In a narrative that's as awkward as our protagonist, I appreciated the commentary on identity, probably more than the story deserves.

Unfortunately, I don't think The Bruising of Qilwa is long enough to meet the expectations Jamnia sets. There is so much to cover; refugees, colonisation, and overcoming history are the first group of big-ticket items we're introduced to, but this is quickly followed by trans and non-binary talking points. I liked that pronouns weren't a big issue, but gender reassignment is definitely more complicated - and yet less complicated, depending on where you live in our world. This feeling of more or less or maybe not complicated is one I felt a lot throughout The Bruising of Qilwa. Because, despite everything we're already juggling, let's throw in acceptable magics vs cursed/possibly illegal blood magic, a plague, a mysterious disease, a surprise untrained orphan mage, and family problems. Did I mention that book is less than 200 pages?

"Blood would always tell, and its capacity to heal the body and fight off disease would forever impress them. What else could it do that they'd yet to discover?"
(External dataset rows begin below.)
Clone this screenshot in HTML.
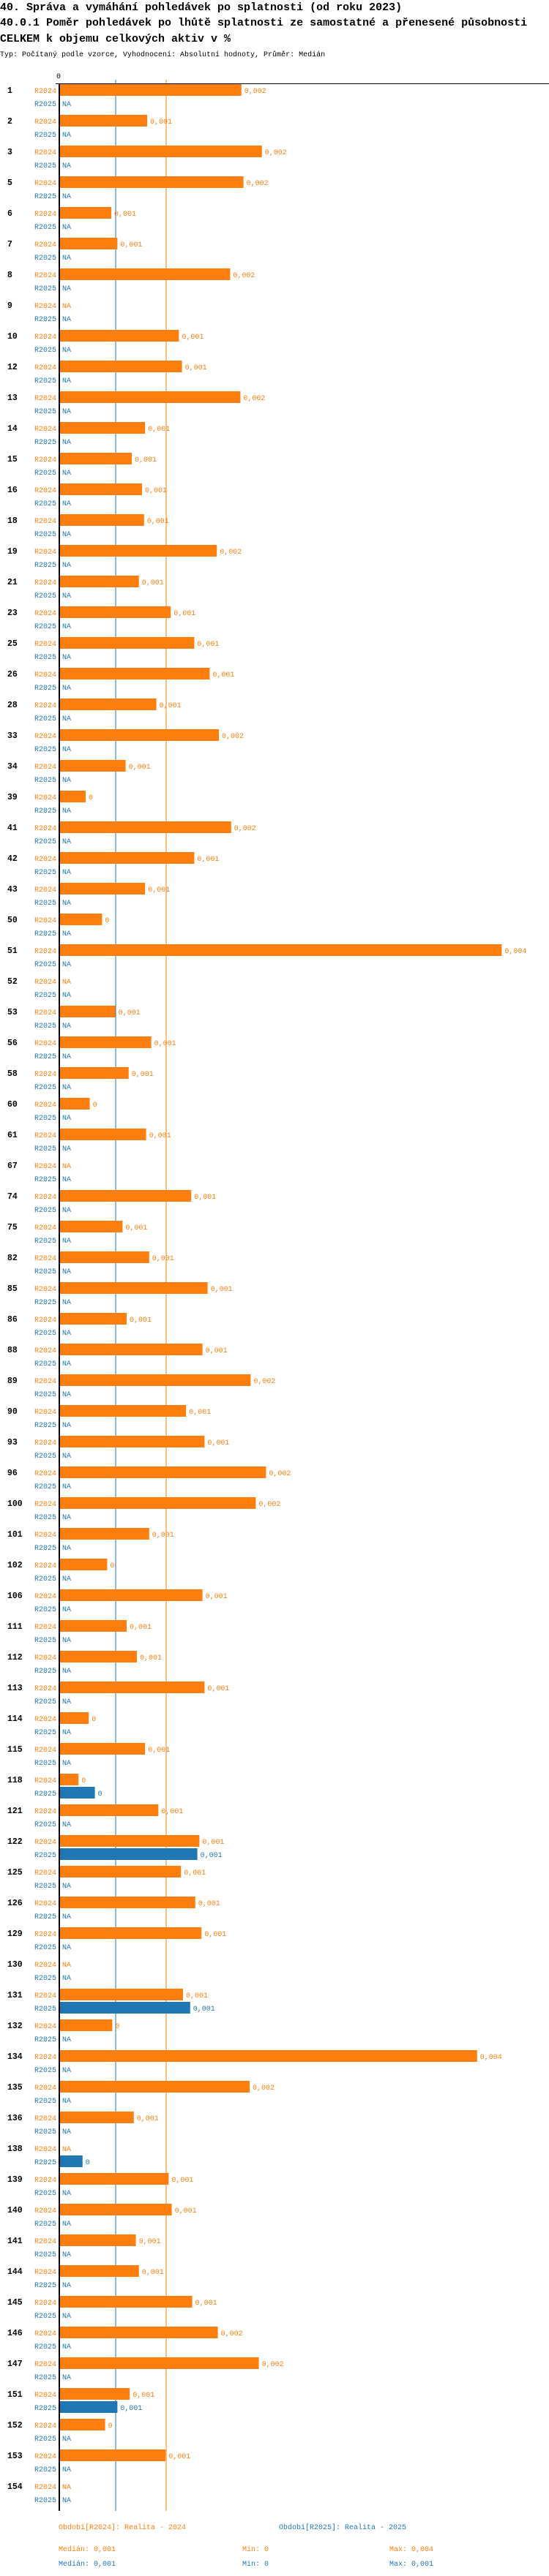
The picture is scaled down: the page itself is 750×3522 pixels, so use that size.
<!DOCTYPE html>
<html><head><meta charset="utf-8">
<style>
html,body{margin:0;padding:0;background:#fff;}
svg{display:block;}
text{font-family:"Liberation Mono","DejaVu Sans Mono",monospace;}
</style></head>
<body>
<svg id="chart" width="750" height="3522" xmlns="http://www.w3.org/2000/svg">
<text x="0" y="14" font-size="15" font-weight="bold" fill="#000">40. Správa a vymáhání pohledávek po splatnosti (od roku 2023)</text>
<text x="0" y="35" font-size="15" font-weight="bold" fill="#000">40.0.1 Poměr pohledávek po lhůtě splatnosti ze samostatné a přenesené působnosti</text>
<text x="0" y="57" font-size="15" font-weight="bold" fill="#000">CELKEM k objemu celkových aktiv v %</text>
<text x="0" y="77" font-size="10" fill="#000">Typ: Počítaný podle vzorce, Vyhodnocení: Absolutní hodnoty, Průměr: Medián</text>
<g id="marks"></g>
<text x="80" y="3458" font-size="10" fill="#ff7f0e">Období[R2024]: Realita - 2024</text>
<text x="381" y="3458" font-size="10" fill="#1f77b4">Období[R2025]: Realita - 2025</text>
<text x="80" y="3488" font-size="10" fill="#ff7f0e">Medián: 0,001</text>
<text x="331" y="3488" font-size="10" fill="#ff7f0e">Min: 0</text>
<text x="532" y="3488" font-size="10" fill="#ff7f0e">Max: 0,004</text>
<text x="80" y="3508" font-size="10" fill="#1f77b4">Medián: 0,001</text>
<text x="331" y="3508" font-size="10" fill="#1f77b4">Min: 0</text>
<text x="532" y="3508" font-size="10" fill="#1f77b4">Max: 0,001</text>
</svg>
<script>
// values in thousandths (x 0.001)
const categories = ["1","2","3","5","6","7","8","9","10","12","13","14","15","16","18","19","21","23","25","26","28","33","34","39","41","42","43","50","51","52","53","56","58","60","61","67","74","75","82","85","86","88","89","90","93","96","100","101","102","106","111","112","113","114","115","118","121","122","125","126","129","130","131","132","134","135","136","138","139","140","141","144","145","146","147","151","152","153","154"];
const values2024 = [1.77,0.85,1.97,1.79,0.50,0.56,1.66,null,1.16,1.19,1.76,0.83,0.70,0.80,0.82,1.53,0.77,1.08,1.31,1.46,0.94,1.55,0.64,0.25,1.67,1.31,0.83,0.41,4.31,null,0.54,0.89,0.67,0.29,0.84,null,1.28,0.61,0.87,1.44,0.65,1.39,1.86,1.23,1.41,2.01,1.91,0.87,0.46,1.39,0.65,0.75,1.41,0.28,0.83,0.18,0.96,1.36,1.18,1.32,1.38,null,1.20,0.51,4.07,1.85,0.72,null,1.06,1.09,0.74,0.77,1.29,1.54,1.94,0.68,0.44,1.03,null];
const labels2024 = ["0,002","0,001","0,002","0,002","0,001","0,001","0,002","NA","0,001","0,001","0,002","0,001","0,001","0,001","0,001","0,002","0,001","0,001","0,001","0,001","0,001","0,002","0,001","0","0,002","0,001","0,001","0","0,004","NA","0,001","0,001","0,001","0","0,001","NA","0,001","0,001","0,001","0,001","0,001","0,001","0,002","0,001","0,001","0,002","0,002","0,001","0","0,001","0,001","0,001","0,001","0","0,001","0","0,001","0,001","0,001","0,001","0,001","NA","0,001","0","0,004","0,002","0,001","NA","0,001","0,001","0,001","0,001","0,001","0,002","0,002","0,001","0","0,001","NA"];
const values2025 = {"118":0.34,"122":1.34,"131":1.27,"138":0.22,"151":0.56};
const labels2025 = {"118":"0","122":"0,001","131":"0,001","138":"0","151":"0,001"};
const medians = [1.036, 0.543]; // R2024, R2025

const X0 = 82, PX = 140, TOP = 123, STEP = 42;
const xs = v => X0 + v * PX;
const ys = i => TOP + i * STEP;
const NS = "http://www.w3.org/2000/svg";
const g = document.getElementById("marks");
function mk(tag, attrs){const e=document.createElementNS(NS,tag);for(const k in attrs)e.setAttribute(k,attrs[k]);g.appendChild(e);return e;}
const bottom = ys(categories.length-1) + 34;
const OR="#ff7f0e", BL="#1f77b4";

let l = mk("line",{x1:xs(medians[1]),x2:xs(medians[1]),y1:109,y2:bottom,stroke:BL,"stroke-width":1});


l = mk("line",{x1:xs(medians[0]),x2:xs(medians[0]),y1:109,y2:bottom,stroke:OR,"stroke-width":1});


l = mk("line",{x1:76,x2:750,y1:114.5,y2:114.5,stroke:"#000","stroke-width":1});


l = mk("line",{x1:81,x2:81,y1:114,y2:bottom,stroke:"#000","stroke-width":2});


let t = mk("text",{x:80,y:107,"font-size":10,"text-anchor":"middle",fill:"#000"});
t.textContent="0";



categories.forEach((c,i)=>{
  const y = ys(i), y2 = y + 18;
  let e = mk("text",{x:10,y:y+4,"font-size":11.5,"font-weight":"bold",fill:"#000"});
  e.textContent=c;
  
  
  e = mk("text",{x:77,y:y+4,"font-size":10,"text-anchor":"end",fill:OR});
  e.textContent="R2024";
  
  
  e = mk("text",{x:77,y:y2+4,"font-size":10,"text-anchor":"end",fill:BL});
  e.textContent="R2025";
  
  
  const v = values2024[i];
  if(v===null){
    e = mk("text",{x:85,y:y+4,"font-size":10,fill:OR});
    e.textContent="NA";
    
    
  } else {
    e = mk("rect",{x:X0,y:y-8,width:xs(v)-X0,height:16,fill:OR});
    
    
    e = mk("text",{x:xs(v)+4,y:y+4,"font-size":10,fill:OR});
    e.textContent=labels2024[i];
    
    
  }
  const v2 = values2025[c];
  if(v2===undefined){
    e = mk("text",{x:85,y:y2+4,"font-size":10,fill:BL});
    e.textContent="NA";
    
    
  } else {
    e = mk("rect",{x:X0,y:y2-8,width:xs(v2)-X0,height:16,fill:BL});
    
    
    e = mk("text",{x:xs(v2)+4,y:y2+4,"font-size":10,fill:BL});
    e.textContent=labels2025[c];
    
    
  }
});
</script>
</body></html>
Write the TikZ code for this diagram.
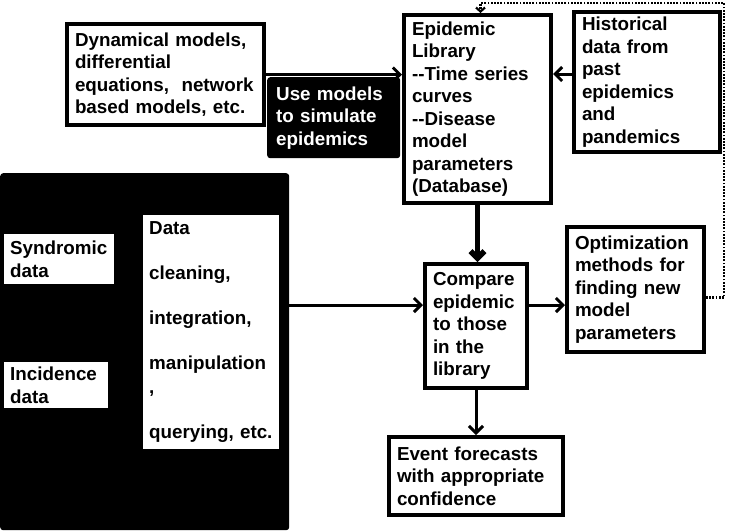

While Firuz's awkwardness never wanes, their pure goodness made it easier to stomach. Feeling guilty for every decision made is not an easy way to go through life. Beautifully written, I never wondered what the setting was like - Jamnia has a gift for placing you somewhere and making it real in every way. I wish more of this was directed towards the magic/fantasy parts of the read - it did feel shuffled to the side sometimes to make way for everything else going on. I think Jamnia did an impressive job for the length of this story, but I wish it was longer and more fully fleshed out.